Consider the downstream effect. Planners reconciling EBOM→MBOM/BOP need to trust that the design they’re consuming is stable and specific. When reviews happen on JT linked to governed items and baselines, that trust is built in. It’s the same digital thread that customers like Rafael used to connect CAD→EBOM→MBOM→BOP with augmented reality on the shop floor—fewer handoff ambiguities, faster NPI, and better first-time-right quality. The lesson: accessible visuals aren’t a UI perk; they’re an operations lever.
A quick accessibility note: make visuals inclusive. When you share a slice-section screenshot, add alt text like, “JT section at station 20 showing 2 mm clearance to bracket.” When you circulate a short GIF of a reviewer measuring hole spacing, include a one-line caption describing the action and purpose. These small habits let more teammates engage—especially those reviewing on mobile or with assistive tech.
You don’t need a big-bang rollout to see value. Start with one product line and a simple rule: if you’re not authoring, you’re reviewing in JT. Publish a short review checklist (open the EBOM item, filter effectivity, check PMI, measure critical interfaces, add markup, submit) and make it part of every ECR/ECO. Engineering’s workload drops because exports go away; review quality rises because context stays intact. Within a few sprints, you’ll feel the calendar pressure ease.
Ready to try?
Run a JT-first Design Review on your next change. Invite the cross-functional team to the governed EBOM item, attach a two-minute how-to, and measure turnaround time versus your screenshot-and-email baseline. If you’re a multi-company program, pilot a Supplier JT Space with one partner to retire insecure file drops. Small experiments compound into cultural change—and measurable cycle-time wins.

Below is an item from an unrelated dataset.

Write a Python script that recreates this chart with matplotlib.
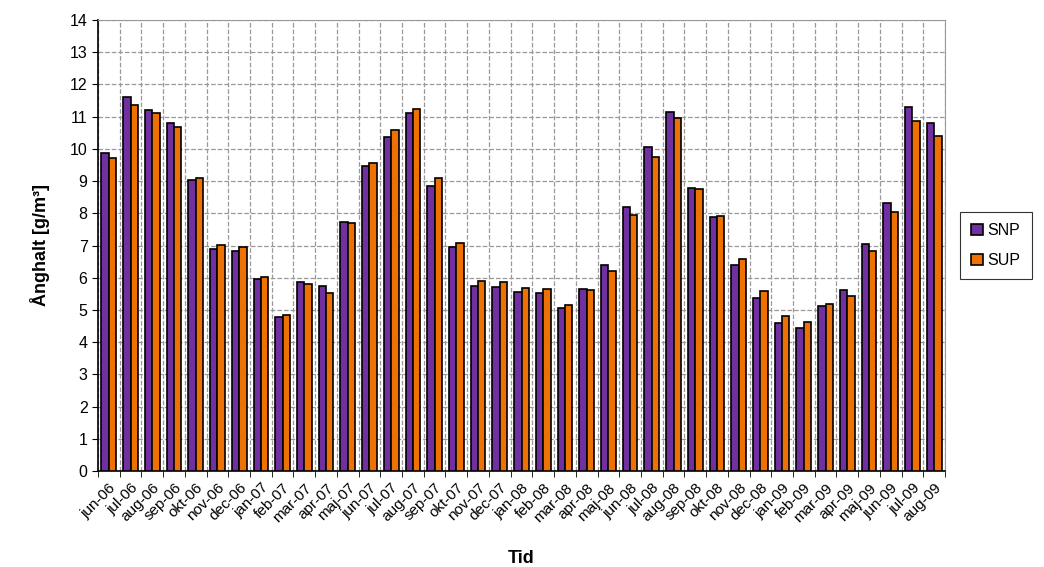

Heading to manufacturing next
Keep the momentum by pairing JT reviews
with the EBOM Governance Checklist and the ECR→ECO Playbook.
Together they create a clean runway for MBOM/BOP reconciliation,
so planners optimize instead of re-authoring.
When reviews are universal, change stops feeling like a fire drill and starts feeling like a practiced move. JT in Teamcenter makes that possible: one product truth, many eyes, fast decisions. It’s a simple shift with outsized impact—especially in multi-CAD environments where speed and clarity win.